Do you guys have an average cost for a cut out? I have a contractor wanting me to do a cutout and I am not sure what to charge. He thinks he is doing me a favor by letting me get the bees, but to me its not worth all the time to try and retrieve bees.
It is turkey season and I dont get much time off my regular job.


----------



## treebee (Mar 7, 2009)

I charge $150.00 for the first three hours and $50.00 for every hour there after. I take in the travel costs within reason. I start in the late afternoon and have the last cluster out and gone by dark set so I waste no time waiting for a mess off bees to cluster back up. this includes no repair just a carefull removal. John


----------



## Mr.Beeman (May 19, 2012)

First off, make it clear to the contractor that a honey bee hive cutout is a JOB just like his. I am sure he does not work for free, nor should you. In this scenario, I normally ask if a contractor or homeowner if they are ok with working for free. It usually gets the wheels turning and they get the jist real quick.

My turkey season lasted 20 minutes this year. 20lbs, 9.5" beard, 1 1/4" spurs.

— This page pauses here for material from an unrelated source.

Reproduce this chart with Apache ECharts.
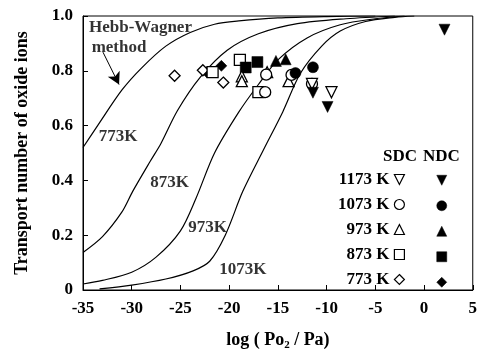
<!DOCTYPE html>
<html>
<head>
<meta charset="utf-8">
<script src="https://cdn.jsdelivr.net/npm/echarts@6/dist/echarts.min.js"></script>
<style>html,body{margin:0;padding:0;background:#fff;}#c{width:480px;height:356px;}</style>
</head>
<body>
<div id="c"></div>
<script>
// Hebb-Wagner curves [log Po2, t]
const curve773 = [[-35,0.52],[-33.5,0.60],[-31,0.73],[-29,0.81],[-26.5,0.89],[-24,0.94],[-21.5,0.97],[-19,0.982],[-15,0.993],[-10,0.998],[-5,1.0]];
const curve873 = [[-35,0.137],[-33,0.195],[-31,0.285],[-29.9,0.36],[-28.1,0.47],[-27,0.535],[-25.3,0.655],[-23,0.775],[-20.2,0.875],[-17,0.935],[-13,0.972],[-8,0.99],[-3,1.0]];
const curve973 = [[-35,0.022],[-33,0.035],[-30,0.065],[-27.5,0.12],[-25,0.216],[-23.4,0.335],[-21.5,0.5],[-19,0.65],[-17,0.75],[-15,0.84],[-12,0.92],[-8.6,0.968],[-5,0.99],[-2,1.0]];
const curve1073 = [[-33.3,0.004],[-30,0.018],[-26.5,0.04],[-23.7,0.07],[-22,0.105],[-20.4,0.2],[-18.6,0.36],[-16.5,0.51],[-14.5,0.65],[-12.7,0.79],[-10.5,0.89],[-8.6,0.945],[-6,0.98],[-3,0.995],[-1,1.0]];

// measured points
const sdc1173 = [[-11.5,0.752],[-9.5,0.722]];
const ndc1173 = [[-11.4,0.72],[-9.9,0.668],[2.1,0.95]];
const sdc1073 = [[-16.3,0.722],[-16.2,0.786],[-13.6,0.785],[-11.5,0.752]];
const ndc1073 = [[-13.2,0.792],[-11.4,0.813]];
const sdc973 = [[-18.7,0.78],[-18.7,0.762],[-16.1,0.795],[-13.9,0.762]];
const ndc973 = [[-15.2,0.836],[-14.2,0.842]];
const sdc873 = [[-21.7,0.795],[-18.9,0.84],[-17.0,0.722]];
const ndc873 = [[-18.3,0.812],[-17.1,0.832]];
const sdc773 = [[-25.6,0.782],[-22.7,0.802],[-20.6,0.757]];
const ndc773 = [[-22.3,0.795],[-20.8,0.818]];

const tempNames = ['1173 K','1073 K','973 K','873 K','773 K'];

// annotations
const curveLabels = [['773K',-31.4,0.56],['873K',-26.1,0.393],['973K',-22.2,0.227],['1073K',-18.6,0.076]];
const hebbLabels = [['Hebb-Wagner',-29.1,0.958],['method',-31.3,0.886]];
const arrowFrom = [-32.95,0.868];
const arrowTo = [-31.3,0.75];

const FONT = 'Liberation Serif';
const DOWN = 'path://M0,0L10,0L5,10Z';
const UP = 'path://M5,0L10,10L0,10Z';
const DIAM = 'path://M5,0L10,5L5,10L0,5Z';
const SQ = 'path://M0,0L10,0L10,10L0,10Z';
const CIRC = 'circle';
const symbols = [DOWN, CIRC, UP, SQ, DIAM];

const chart = echarts.init(document.getElementById('c'), null, {renderer:'canvas'});

function curve(data){
  return {type:'line', data:data, smooth:0.3, showSymbol:false, symbol:'none', silent:true,
    lineStyle:{color:'#000', width:1.2}, z:2};
}
function openS(name, data, symbol, size){
  return {type:'scatter', name:name, data:data, symbol:symbol, symbolSize:size,
    itemStyle:{color:'#fff', borderColor:'#000', borderWidth:1.3, opacity:1}, z:3};
}
function fillS(name, data, symbol, size){
  return {type:'scatter', name:name, data:data, symbol:symbol, symbolSize:size,
    itemStyle:{color:'#000', borderColor:'#000', borderWidth:0.5, opacity:1}, z:3};
}

const notes = curveLabels.concat(hebbLabels).map(a=>({name:a[0], value:[a[1],a[2]]}));

const legendA = tempNames.map((n,i)=>({name:n, icon:symbols[i],
  itemStyle:{color:'#fff', borderColor:'#000', borderWidth:1.2}}));
const legendB = tempNames.map((n,i)=>({name:n+' NDC', icon:symbols[i],
  itemStyle:{color:'#000', borderColor:'#000', borderWidth:0.5}}));

const option = {
  animation:false,
  backgroundColor:'#fff',
  grid:{left:83, right:7, top:16, bottom:63, show:true, borderColor:'#000', borderWidth:1},
  xAxis:{type:'value', min:-35, max:5, interval:5,
    axisLine:{onZero:false, lineStyle:{color:'#000', width:1}},
    axisTick:{inside:true, length:5, lineStyle:{color:'#000'}},
    splitLine:{show:false},
    axisLabel:{color:'#000', fontFamily:FONT, fontWeight:'bold', fontSize:17, margin:10},
    name:'log ( Po{s|2} / Pa)', nameLocation:'middle', nameGap:40,
    nameTextStyle:{color:'#000', fontFamily:FONT, fontWeight:'bold', fontSize:18,
      rich:{s:{fontFamily:FONT, fontWeight:'bold', fontSize:11, verticalAlign:'bottom', padding:[10,0,0,0]}}}
  },
  yAxis:{type:'value', min:0, max:1, interval:0.2,
    axisLine:{show:true, onZero:false, lineStyle:{color:'#000', width:1}},
    axisTick:{show:true, inside:true, length:5, lineStyle:{color:'#000'}},
    splitLine:{show:false},
    axisLabel:{color:'#000', fontFamily:FONT, fontWeight:'bold', fontSize:17, margin:10,
      formatter:v=> v===0 ? '0' : v.toFixed(1)},
    name:'Transport number of oxide ions', nameLocation:'middle', nameGap:52,
    nameTextStyle:{color:'#000', fontFamily:FONT, fontWeight:'bold', fontSize:18}
  },
  legend:[
    {data:legendA, orient:'vertical', align:'right', right:75, top:171, itemGap:8, padding:0,
     itemWidth:10, itemHeight:10, selectedMode:false,
     textStyle:{color:'#000', fontFamily:FONT, fontWeight:'bold', fontSize:17, lineHeight:17}},
    {data:legendB, orient:'vertical', align:'right', right:33, top:175, itemGap:15, padding:0,
     itemWidth:10, itemHeight:10, selectedMode:false, formatter:()=>'',
     textStyle:{color:'#000', fontFamily:FONT, fontWeight:'bold', fontSize:17, lineHeight:17}}
  ],
  graphic:[
    {type:'text', left:383, top:148, style:{text:'SDC', fill:'#000', font:'bold 17px "Liberation Serif"'}},
    {type:'text', left:423, top:148, style:{text:'NDC', fill:'#000', font:'bold 17px "Liberation Serif"'}}
  ],
  series:[
    curve(curve773), curve(curve873), curve(curve973), curve(curve1073),
    fillS('773 K NDC', ndc773, DIAM, 11),
    openS('773 K', sdc773, DIAM, 11),
    openS('873 K', sdc873, SQ, 11),
    fillS('873 K NDC', ndc873, SQ, 11),
    openS('973 K', sdc973, UP, 11),
    fillS('973 K NDC', ndc973, UP, 11),
    openS('1073 K', sdc1073, CIRC, 11),
    fillS('1073 K NDC', ndc1073, CIRC, 11),
    openS('1173 K', sdc1173, DOWN, 11),
    fillS('1173 K NDC', ndc1173, DOWN, 11),
    {type:'scatter', name:'notes', data:notes, symbolSize:1, silent:true,
     itemStyle:{color:'rgba(0,0,0,0)'}, z:4,
     label:{show:true, position:'inside', formatter:p=>p.name, color:'#000',
       fontFamily:FONT, fontWeight:'bold', fontSize:17},
     markLine:{silent:true, symbol:['none','arrow'], symbolSize:[10,12], label:{show:false},
       lineStyle:{color:'#000', width:1, type:'solid'},
       data:[[{coord:arrowFrom},{coord:arrowTo}]]}
    }
  ]
};
chart.setOption(option);
</script>
</body>
</html>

This is my smallest one so far.


----------



## D Semple (Jun 18, 2010)

I price cutouts as if the bees are not worth anything. They just never recover quick enough here to benefit from our main flow and end up needing a lot of feed and going into winter. Not to mention extra TLC after the removal.

I charge a minimum of $300 and give a fixed price estimate up front based on costs plus $75 - $125 an hour for my time depending on difficulty. 

Make sure to figure an extra trip charge in your costs, cause folks are going to call you back to get those last 100 stragglers that I swear were doing sleep overs at their girl friends house while you were doing the cutout.


Don


----------



## Sir_Gregory (Apr 19, 2013)

I saw a thread that people were saying you should wright a contract for the cut out. It stated that any repairs are the responsibility of the home owner. It also said there is an obvious danger, and to warn neighbours and other residents... Its worth a look.


----------



## Greg Lowe (Feb 3, 2012)

Keep in mind, you are going to be out of pocket $100 for providing a place for the bees to live.

So I would start with $100 plus $xx/hour of your time. Do your first couple for the experience and the bees and then you will find that 3-4 hours of your time is worth a premium.

I had a tree removal guy contact me about removing bees from a tree he was going to cut down next to a deck on a home that borders a nice golf course. I told him $100 + $75/hour. He asked how long it would take. To which I responded, "I don't know". He then gave me the "I thought you would do it for the bees, you're a beekeeper aren't you?". I then asked him was he getting paid to remove the trees or was he just getting the wood. Afterall he was a tree cutter. I assured him my charges would be less than what he was charging. I even agreed to do it for half of what he was making no matter how long it took. Needless to say, I didn't get that removal, but it did save me 4-6 hours of my time that I could put into my own operation.


----------